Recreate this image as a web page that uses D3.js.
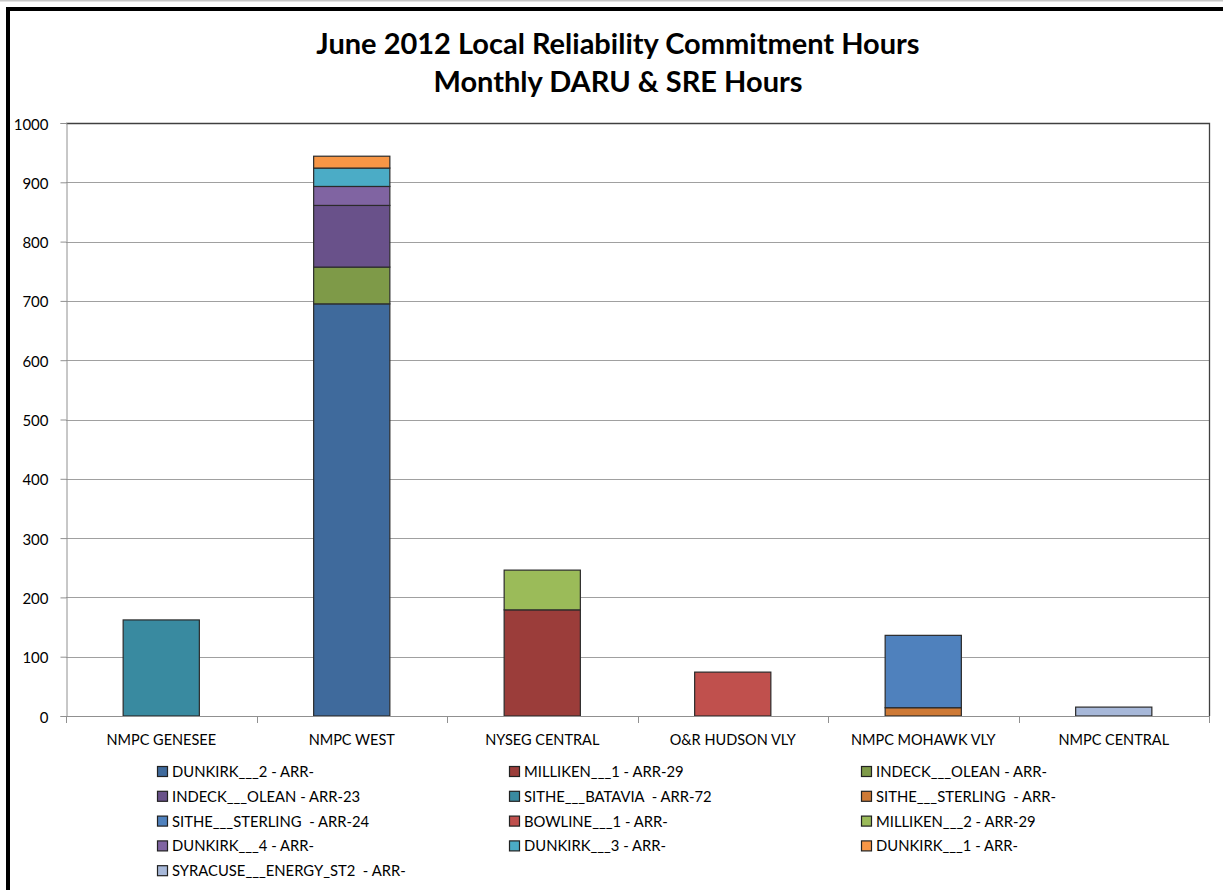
<!DOCTYPE html>
<html>
<head>
<meta charset="utf-8">
<script src="https://cdn.jsdelivr.net/npm/d3@7"></script>
<style>
  body { margin: 0; background: #fff; }
  svg { display: block; }
  text { font-family: Lato, "Open Sans", sans-serif; }
</style>
</head>
<body>
<svg id="chart" width="1223" height="890"></svg>
<script>
// ---- data ----
const categories = ["NMPC GENESEE", "NMPC WEST", "NYSEG CENTRAL", "O&R HUDSON  VLY", "NMPC MOHAWK VLY", "NMPC CENTRAL"];
const seriesNames = [
  "DUNKIRK___2 - ARR-",
  "MILLIKEN___1 - ARR-29",
  "INDECK___OLEAN - ARR-",
  "INDECK___OLEAN - ARR-23",
  "SITHE___BATAVIA  - ARR-72",
  "SITHE___STERLING  - ARR-",
  "SITHE___STERLING  - ARR-24",
  "BOWLINE___1 - ARR-",
  "MILLIKEN___2 - ARR-29",
  "DUNKIRK___4 - ARR-",
  "DUNKIRK___3 - ARR-",
  "DUNKIRK___1 - ARR-",
  "SYRACUSE___ENERGY_ST2  - ARR-"
];
const seriesColors = ["#3F6A9C", "#9B3D3A", "#7E9A48", "#69518A", "#398AA0", "#CE7A36", "#4F81BD", "#C0504D", "#9BBB59", "#8064A2", "#4BACC6", "#F79646", "#A7B8D9"];
// values per series, one per category (order as categories)
const dunkirk2      = [0, 695, 0, 0, 0, 0];
const milliken1     = [0, 0, 179, 0, 0, 0];
const indeckOlean   = [0, 62, 0, 0, 0, 0];
const indeckOlean23 = [0, 104, 0, 0, 0, 0];
const sitheBatavia  = [162, 0, 0, 0, 0, 0];
const sitheSterling = [0, 0, 0, 0, 14, 0];
const sitheSterling24 = [0, 0, 0, 0, 122, 0];
const bowline1      = [0, 0, 0, 74, 0, 0];
const milliken2     = [0, 0, 67, 0, 0, 0];
const dunkirk4      = [0, 32, 0, 0, 0, 0];
const dunkirk3      = [0, 31, 0, 0, 0, 0];
const dunkirk1      = [0, 20, 0, 0, 0, 0];
const syracuse      = [0, 0, 0, 0, 0, 15];
const seriesValues = [dunkirk2, milliken1, indeckOlean, indeckOlean23, sitheBatavia, sitheSterling,
  sitheSterling24, bowline1, milliken2, dunkirk4, dunkirk3, dunkirk1, syracuse];
const yTicks = [0, 100, 200, 300, 400, 500, 600, 700, 800, 900, 1000];
const titleLines = ["June 2012 Local Reliability Commitment Hours", "Monthly DARU & SRE Hours"];

// ---- build table ----
const rows = categories.map((c, i) => {
  const r = { category: c };
  seriesNames.forEach((s, j) => r[s] = seriesValues[j][i]);
  return r;
});
const stacked = d3.stack().keys(seriesNames)(rows);

const svg = d3.select("#chart");
const plot = { left: 66, top: 123, right: 1209, bottom: 716 };

// outer frame
svg.append("line").attr("x1", 0).attr("x2", 1223).attr("y1", 0.5).attr("y2", 0.5)
  .attr("stroke", "#c8c8c8").attr("stroke-width", 2);
svg.append("path").attr("d", "M8,890 V9 H1223").attr("fill", "none")
  .attr("stroke", "#000").attr("stroke-width", 4);

const x = d3.scaleBand().domain(categories).range([plot.left, plot.right])
  .paddingInner(0.6).paddingOuter(0.3);
const xOuter = d3.scaleBand().domain(categories).range([plot.left, plot.right]).padding(0);
const y = d3.scaleLinear().domain([0, 1000]).range([plot.bottom, plot.top]);

// gridlines
svg.append("g").selectAll("line").data(yTicks.filter(t => t > 0 && t < 1000)).join("line")
  .attr("x1", plot.left).attr("x2", plot.right)
  .attr("y1", d => Math.round(y(d)) + 0.5).attr("y2", d => Math.round(y(d)) + 0.5)
  .attr("stroke", "#a0a0a0").attr("stroke-width", 1);

// plot border top/right
svg.append("path")
  .attr("d", `M${plot.left},${plot.top + 0.5} H${plot.right + 0.5} V${plot.bottom}`)
  .attr("fill", "none").attr("stroke", "#404040").attr("stroke-width", 1.3);

// bars
svg.append("g").selectAll("g").data(stacked).join("g")
  .attr("fill", (d, i) => seriesColors[i])
  .selectAll("rect").data(d => d.filter(p => p[1] - p[0] > 0)).join("rect")
  .attr("x", d => x(d.data.category))
  .attr("width", x.bandwidth())
  .attr("y", d => y(d[1]))
  .attr("height", d => y(d[0]) - y(d[1]))
  .attr("stroke", "#2b2b2b").attr("stroke-width", 1.2);

// y axis
const yAxis = svg.append("g").attr("transform", `translate(${plot.left + 0.5},0)`)
  .call(d3.axisLeft(y).tickValues(yTicks).tickSize(6).tickPadding(12).tickFormat(d3.format("d")));
yAxis.select(".domain").attr("stroke", "#909090");
yAxis.selectAll(".tick line").attr("stroke", "#909090");
yAxis.selectAll("text").attr("font-size", 15).attr("fill", "#000").attr("dy", "0.4em")
  .style("font-family", "Lato, sans-serif");

// x axis
const xAxis = svg.append("g").attr("transform", `translate(0,${plot.bottom + 0.5})`)
  .call(d3.axisBottom(xOuter).tickSize(0).tickPadding(18));
xAxis.select(".domain").attr("stroke", "#909090").attr("d", `M${plot.left},0H${plot.right + 0.5}`);
xAxis.selectAll("text").attr("font-size", 14.5).attr("fill", "#000")
  .style("font-family", "Lato, sans-serif");
// boundary ticks
const bounds = categories.map(c => xOuter(c)).concat([plot.right]);
svg.append("g").selectAll("line").data(bounds).join("line")
  .attr("x1", d => Math.round(d) + 0.5).attr("x2", d => Math.round(d) + 0.5)
  .attr("y1", plot.bottom).attr("y2", plot.bottom + 7)
  .attr("stroke", "#909090");

// title
svg.append("g").selectAll("text").data(titleLines).join("text")
  .attr("x", 618).attr("y", (d, i) => 54 + i * 38)
  .attr("text-anchor", "middle").attr("font-size", 29).attr("font-weight", "bold")
  .attr("fill", "#000").text(d => d);

// legend
const colX = [157, 509, 861];
const legend = svg.append("g").selectAll("g").data(seriesNames).join("g")
  .attr("transform", (d, i) => `translate(${colX[i % 3]},${772 + Math.floor(i / 3) * 24.8})`);
legend.append("rect").attr("x", 0.5).attr("y", -5.5).attr("width", 10).attr("height", 10)
  .attr("fill", (d, i) => seriesColors[i]).attr("stroke", "#222").attr("stroke-width", 1.2);
legend.append("text").attr("x", 15).attr("y", 5).attr("font-size", 14.8).attr("fill", "#000")
  .style("white-space", "pre").attr("xml:space", "preserve").text(d => d);
</script>
</body>
</html>
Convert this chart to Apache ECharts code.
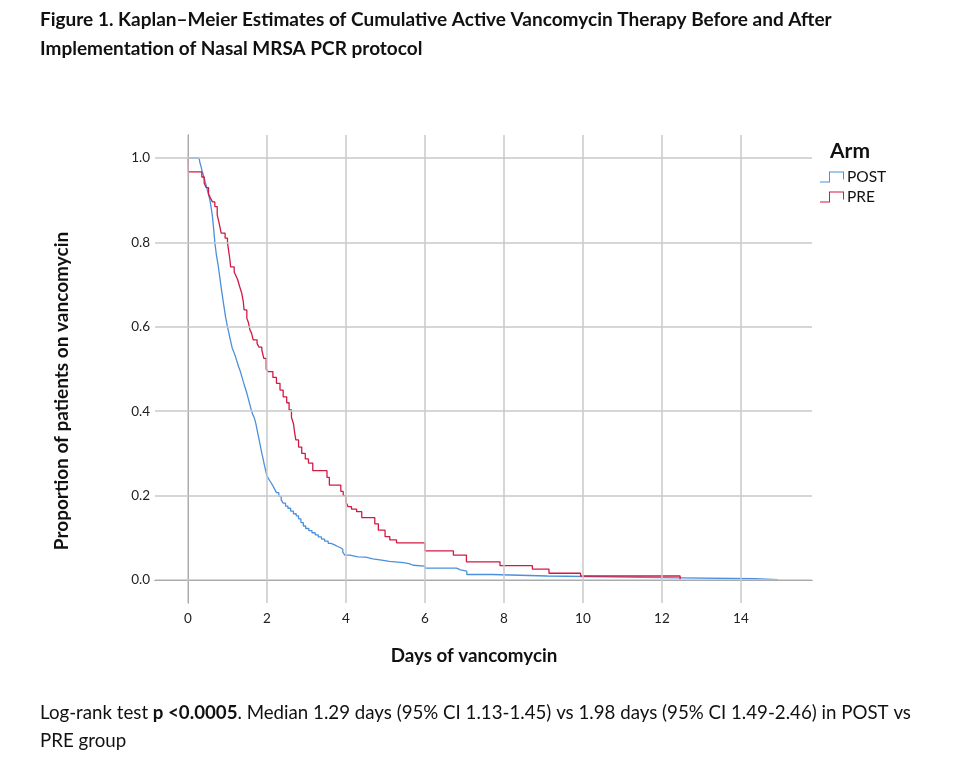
<!DOCTYPE html>
<html>
<head>
<meta charset="utf-8">
<script src="https://cdn.jsdelivr.net/npm/echarts@6/dist/echarts.min.js"></script>
<style>
html,body{margin:0;padding:0;background:#fff;}
#chart{width:960px;height:765px;}
</style>
</head>
<body>
<div id="chart"></div>
<script>
// ---- data ----
const arms = ['POST', 'PRE'];
const xTicks = [0, 2, 4, 6, 8, 10, 12, 14];
const yTicks = [0, 0.2, 0.4, 0.6, 0.8, 1.0];

const postTime = [0, 0.28, 0.30, 0.33, 0.35, 0.38, 0.41, 0.44, 0.47, 0.49, 0.52, 0.54, 0.56, 0.58, 0.60, 0.62, 0.64, 0.66, 0.68, 0.70, 0.72, 0.745, 0.77, 0.79, 0.81, 0.83, 0.85, 0.875, 0.90, 0.925, 0.95, 0.975, 1.00, 1.03, 1.06, 1.09, 1.12, 1.16, 1.20, 1.24, 1.28, 1.32, 1.36, 1.40, 1.44, 1.48, 1.52, 1.56, 1.60, 1.64, 1.68, 1.72, 1.75, 1.78, 1.81, 1.84, 1.87, 1.90, 1.93, 1.96, 1.99, 2.02, 2.06, 2.10, 2.14, 2.19, 2.24, 2.30, 2.36, 2.41, 2.47, 2.53, 2.60, 2.67, 2.74, 2.80, 2.86, 2.92, 2.98, 3.06, 3.14, 3.22, 3.30, 3.38, 3.46, 3.55, 3.62, 3.70, 3.78, 3.85, 3.92, 3.97, 4.10, 4.30, 4.50, 4.68, 4.90, 5.10, 5.45, 5.60, 5.70, 6.00, 6.80, 6.90, 7.06, 7.70, 9.10, 12.50, 14.35, 14.94];
const postSurv = [1.0, 1.0, 0.99, 0.98, 0.972, 0.962, 0.952, 0.942, 0.932, 0.924, 0.913, 0.906, 0.898, 0.886, 0.874, 0.861, 0.842, 0.822, 0.800, 0.785, 0.770, 0.756, 0.742, 0.728, 0.714, 0.700, 0.687, 0.671, 0.655, 0.640, 0.624, 0.612, 0.600, 0.588, 0.574, 0.562, 0.550, 0.540, 0.530, 0.518, 0.506, 0.496, 0.483, 0.470, 0.458, 0.446, 0.432, 0.418, 0.404, 0.392, 0.384, 0.370, 0.356, 0.342, 0.328, 0.314, 0.300, 0.288, 0.274, 0.262, 0.250, 0.243, 0.237, 0.231, 0.225, 0.216, 0.207, 0.198, 0.190, 0.182, 0.175, 0.170, 0.163, 0.157, 0.152, 0.145, 0.136, 0.128, 0.122, 0.117, 0.112, 0.107, 0.102, 0.097, 0.092, 0.087, 0.084, 0.080, 0.077, 0.073, 0.066, 0.059, 0.055, 0.054, 0.050, 0.047, 0.044, 0.041, 0.039, 0.035, 0.033, 0.028, 0.024, 0.021, 0.013, 0.0095, 0.005, 0.003, 0.001, 0.001];

const preTime = [0, 0.01, 0.35, 0.41, 0.46, 0.52, 0.57, 0.62, 0.68, 0.74, 0.79, 0.84, 0.94, 1.00, 1.03, 1.06, 1.08, 1.17, 1.22, 1.26, 1.31, 1.36, 1.40, 1.42, 1.49, 1.53, 1.57, 1.61, 1.65, 1.75, 1.80, 1.87, 1.92, 1.98, 2.03, 2.15, 2.24, 2.33, 2.41, 2.50, 2.56, 2.62, 2.67, 2.70, 2.73, 2.80, 2.88, 2.97, 3.05, 3.16, 3.52, 3.58, 3.87, 3.93, 4.00, 4.05, 4.14, 4.27, 4.40, 4.73, 4.82, 4.99, 5.11, 5.28, 6.00, 6.72, 7.05, 7.90, 8.72, 9.14, 9.94, 12.46];
const preSurv = [1.0, 0.967, 0.955, 0.940, 0.930, 0.915, 0.905, 0.896, 0.885, 0.865, 0.845, 0.822, 0.810, 0.800, 0.780, 0.760, 0.742, 0.730, 0.720, 0.711, 0.695, 0.680, 0.660, 0.640, 0.620, 0.610, 0.592, 0.585, 0.569, 0.560, 0.552, 0.545, 0.525, 0.500, 0.494, 0.480, 0.466, 0.450, 0.434, 0.420, 0.403, 0.385, 0.371, 0.350, 0.332, 0.315, 0.300, 0.287, 0.277, 0.259, 0.243, 0.225, 0.210, 0.200, 0.185, 0.174, 0.168, 0.162, 0.148, 0.133, 0.118, 0.103, 0.095, 0.088, 0.069, 0.059, 0.043, 0.034, 0.026, 0.016, 0.0095, 0.001];

const zip = (a, b) => a.map((v, i) => [v, b[i]]);

const chart = echarts.init(document.getElementById('chart'), null, {renderer: 'canvas'});
const FONT = 'Lato, "Open Sans", sans-serif';
const stepIcon = 'path://M0,10 L9,10 L9,0 L24,0 L24,8 L23,8 L23,1 L10,1 L10,11 L0,11 Z';
const gridColor = '#c9c9c9';

chart.setOption({
  animation: false,
  backgroundColor: '#fff',
  grid: {left: 155, right: 148, top: 135, bottom: 162, containLabel: false},
  xAxis: {
    type: 'value',
    min: -0.835, max: 15.8,
    axisLine: {show: true, lineStyle: {color: '#555', width: 1}},
    axisTick: {show: false},
    splitLine: {show: false},
    axisLabel: {customValues: xTicks, formatter: v => String(v), color: '#222', fontSize: 13.5, fontFamily: FONT, margin: 9}
  },
  yAxis: {
    type: 'value',
    min: -0.0545, max: 1.0545,
    axisLine: {show: true, lineStyle: {color: '#555', width: 1}},
    axisTick: {show: false},
    splitLine: {show: false},
    axisLabel: {customValues: yTicks, formatter: v => v.toFixed(1), color: '#222', fontSize: 13.5, fontFamily: FONT, margin: 5}
  },
  legend: {
    orient: 'vertical', left: 815, top: 164, itemGap: 4,
    itemWidth: 24, itemHeight: 12,
    data: arms.map(a => ({name: a, icon: stepIcon})),
    textStyle: {color: '#111', fontSize: 15.5, fontFamily: FONT, padding: [0, 0, 0, -2]}
  },
  graphic: [
    {type: 'text', x: 40, y: 20, style: {text: 'Figure 1. Kaplan\u2013Meier Estimates of Cumulative Active Vancomycin Therapy Before and After', font: 'bold 19px ' + FONT, fill: '#111', textVerticalAlign: 'middle'}},
    {type: 'text', x: 40, y: 49, style: {text: 'Implementation of Nasal MRSA PCR protocol', font: 'bold 19px ' + FONT, fill: '#111', textVerticalAlign: 'middle'}},
    {type: 'text', x: 830, y: 151, style: {text: 'Arm', font: 'bold 21px ' + FONT, fill: '#111', textVerticalAlign: 'middle'}},
    {type: 'text', x: 474, y: 656, style: {text: 'Days of vancomycin', font: 'bold 18.8px ' + FONT, fill: '#111', textAlign: 'center', textVerticalAlign: 'middle'}},
    {type: 'text', x: 62, y: 391, rotation: Math.PI / 2, style: {text: 'Proportion of patients on vancomycin', font: 'bold 19px ' + FONT, fill: '#111', textAlign: 'center', textVerticalAlign: 'middle'}},
    {type: 'text', x: 40, y: 713, style: {
      text: '{n|Log-rank test }{b|p <0.0005}{n|. Median 1.29 days (95% CI 1.13-1.45) vs 1.98 days (95% CI 1.49-2.46) in POST vs}',
      textVerticalAlign: 'middle',
      rich: {n: {font: '18.7px ' + FONT, fill: '#111'}, b: {font: 'bold 18.7px ' + FONT, fill: '#111'}}
    }},
    {type: 'text', x: 40, y: 741, style: {text: 'PRE group', font: '18.7px ' + FONT, fill: '#111', textVerticalAlign: 'middle'}}
  ],
  series: [
    {
      name: '_grid', type: 'line', data: [[0, 1]], symbol: 'none', silent: true,
      lineStyle: {opacity: 0}, z: 1, legendHoverLink: false,
      markLine: {
        silent: true, symbol: 'none', animation: false,
        label: {show: false},
        lineStyle: {color: gridColor, width: 1.5, type: 'solid'},
        data: xTicks.map(v => ({xAxis: v})).concat(yTicks.map(v => ({yAxis: v})))
      }
    },
    {name: 'POST', type: 'line', step: 'end', data: zip(postTime, postSurv), symbol: 'none', z: 3,
     color: '#4a90dc', lineStyle: {color: '#4a90dc', width: 1.3}},
    {name: 'PRE', type: 'line', step: 'end', data: zip(preTime, preSurv), symbol: 'none', z: 4,
     color: '#d21943', lineStyle: {color: '#d21943', width: 1.3}}
  ]
});
</script>
</body>
</html>
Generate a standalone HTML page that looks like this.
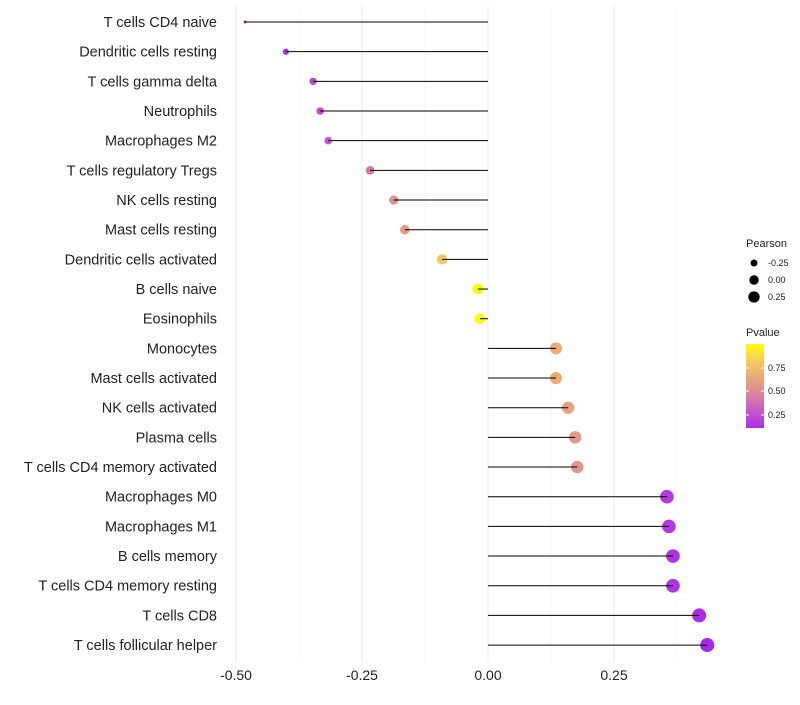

§ **Requirements**:
Report each line in the data that holds the word "page".

§ **Answer to the exercise**:
Recreate this image as a web page that uses D3.js.
Generate a standalone HTML page that looks like this.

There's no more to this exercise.